# THE EXERCISE
An exact copy of all the data is required, with pictures left out.

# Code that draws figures
— BEGIN —
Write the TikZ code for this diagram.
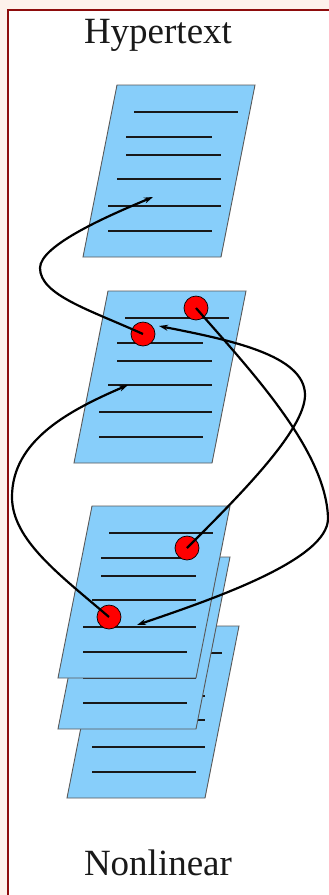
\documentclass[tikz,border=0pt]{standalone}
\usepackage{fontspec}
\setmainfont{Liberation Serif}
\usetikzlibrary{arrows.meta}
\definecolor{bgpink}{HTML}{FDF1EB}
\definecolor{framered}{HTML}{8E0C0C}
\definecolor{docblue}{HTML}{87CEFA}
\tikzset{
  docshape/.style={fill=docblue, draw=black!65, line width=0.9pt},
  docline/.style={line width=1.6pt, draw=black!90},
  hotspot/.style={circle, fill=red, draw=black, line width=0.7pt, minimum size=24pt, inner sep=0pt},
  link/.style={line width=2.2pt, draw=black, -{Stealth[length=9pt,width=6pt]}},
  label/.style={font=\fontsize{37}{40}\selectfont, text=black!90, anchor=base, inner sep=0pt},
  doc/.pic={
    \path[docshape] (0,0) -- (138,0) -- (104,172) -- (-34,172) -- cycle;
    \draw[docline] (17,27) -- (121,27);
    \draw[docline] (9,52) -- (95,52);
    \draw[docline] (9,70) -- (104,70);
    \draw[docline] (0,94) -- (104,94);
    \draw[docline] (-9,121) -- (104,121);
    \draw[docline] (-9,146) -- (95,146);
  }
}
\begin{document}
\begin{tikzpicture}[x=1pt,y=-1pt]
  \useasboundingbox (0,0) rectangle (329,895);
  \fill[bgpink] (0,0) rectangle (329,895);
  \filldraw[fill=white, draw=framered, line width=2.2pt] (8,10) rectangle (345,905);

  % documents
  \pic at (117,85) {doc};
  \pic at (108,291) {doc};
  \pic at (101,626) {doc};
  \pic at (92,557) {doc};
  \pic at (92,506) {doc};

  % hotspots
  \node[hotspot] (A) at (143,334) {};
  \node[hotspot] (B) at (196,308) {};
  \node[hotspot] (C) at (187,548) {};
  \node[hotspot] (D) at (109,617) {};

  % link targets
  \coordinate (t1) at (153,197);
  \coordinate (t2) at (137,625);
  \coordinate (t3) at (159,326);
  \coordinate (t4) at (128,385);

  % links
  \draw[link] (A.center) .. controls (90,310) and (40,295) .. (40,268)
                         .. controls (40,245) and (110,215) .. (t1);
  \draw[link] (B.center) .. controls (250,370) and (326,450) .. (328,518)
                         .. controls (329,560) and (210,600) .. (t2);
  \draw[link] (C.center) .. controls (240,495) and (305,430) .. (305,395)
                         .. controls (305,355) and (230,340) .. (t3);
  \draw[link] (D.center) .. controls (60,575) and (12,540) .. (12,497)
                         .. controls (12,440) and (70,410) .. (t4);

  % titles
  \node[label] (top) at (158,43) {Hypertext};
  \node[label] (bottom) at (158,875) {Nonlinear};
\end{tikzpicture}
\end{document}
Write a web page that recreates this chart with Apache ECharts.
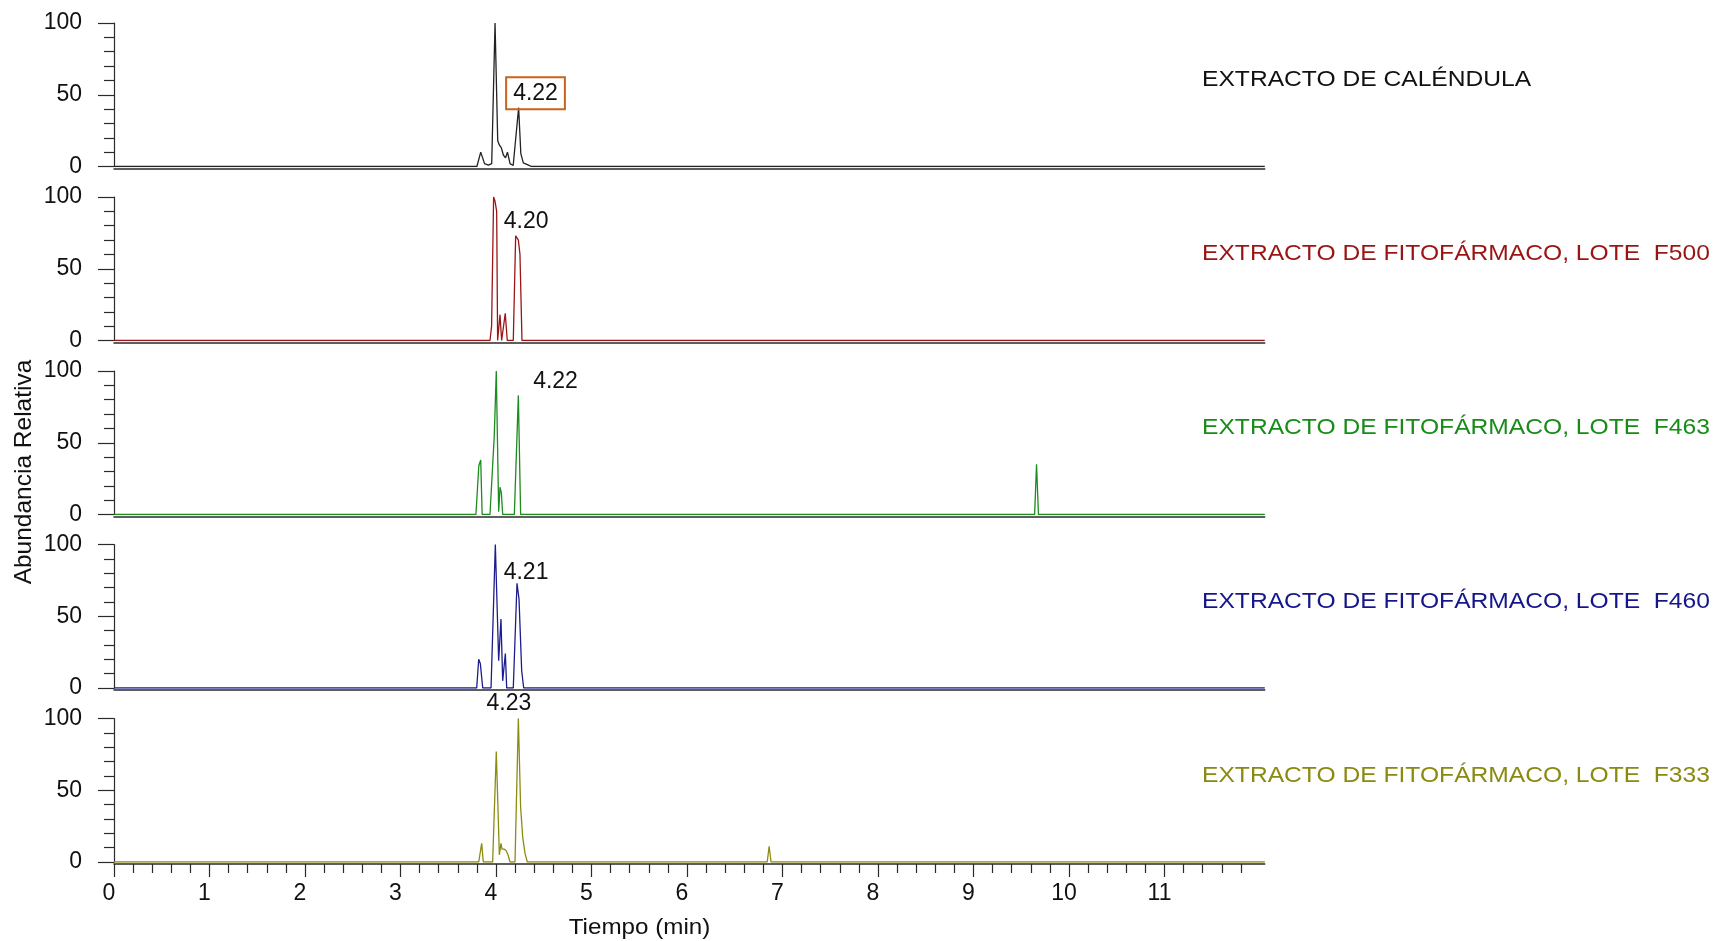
— END —
# EXERCISE OUTPUT
Write the TikZ code for this diagram.
\documentclass[tikz,border=0pt]{standalone}
\usepackage{fontspec}
\setmainfont{Liberation Serif}
\usetikzlibrary{arrows.meta}
\definecolor{bgpink}{HTML}{FDF1EB}
\definecolor{framered}{HTML}{8E0C0C}
\definecolor{docblue}{HTML}{87CEFA}
\tikzset{
  docshape/.style={fill=docblue, draw=black!65, line width=0.9pt},
  docline/.style={line width=1.6pt, draw=black!90},
  hotspot/.style={circle, fill=red, draw=black, line width=0.7pt, minimum size=24pt, inner sep=0pt},
  link/.style={line width=2.2pt, draw=black, -{Stealth[length=9pt,width=6pt]}},
  label/.style={font=\fontsize{37}{40}\selectfont, text=black!90, anchor=base, inner sep=0pt},
  doc/.pic={
    \path[docshape] (0,0) -- (138,0) -- (104,172) -- (-34,172) -- cycle;
    \draw[docline] (17,27) -- (121,27);
    \draw[docline] (9,52) -- (95,52);
    \draw[docline] (9,70) -- (104,70);
    \draw[docline] (0,94) -- (104,94);
    \draw[docline] (-9,121) -- (104,121);
    \draw[docline] (-9,146) -- (95,146);
  }
}
\begin{document}
\begin{tikzpicture}[x=1pt,y=-1pt]
  \useasboundingbox (0,0) rectangle (329,895);
  \fill[bgpink] (0,0) rectangle (329,895);
  \filldraw[fill=white, draw=framered, line width=2.2pt] (8,10) rectangle (345,905);

  % documents
  \pic at (117,85) {doc};
  \pic at (108,291) {doc};
  \pic at (101,626) {doc};
  \pic at (92,557) {doc};
  \pic at (92,506) {doc};

  % hotspots
  \node[hotspot] (A) at (143,334) {};
  \node[hotspot] (B) at (196,308) {};
  \node[hotspot] (C) at (187,548) {};
  \node[hotspot] (D) at (109,617) {};

  % link targets
  \coordinate (t1) at (153,197);
  \coordinate (t2) at (137,625);
  \coordinate (t3) at (159,326);
  \coordinate (t4) at (128,385);

  % links
  \draw[link] (A.center) .. controls (90,310) and (40,295) .. (40,268)
                         .. controls (40,245) and (110,215) .. (t1);
  \draw[link] (B.center) .. controls (250,370) and (326,450) .. (328,518)
                         .. controls (329,560) and (210,600) .. (t2);
  \draw[link] (C.center) .. controls (240,495) and (305,430) .. (305,395)
                         .. controls (305,355) and (230,340) .. (t3);
  \draw[link] (D.center) .. controls (60,575) and (12,540) .. (12,497)
                         .. controls (12,440) and (70,410) .. (t4);

  % titles
  \node[label] (top) at (158,43) {Hypertext};
  \node[label] (bottom) at (158,875) {Nonlinear};
\end{tikzpicture}
\end{document}
Write a web page that recreates this chart with Apache ECharts.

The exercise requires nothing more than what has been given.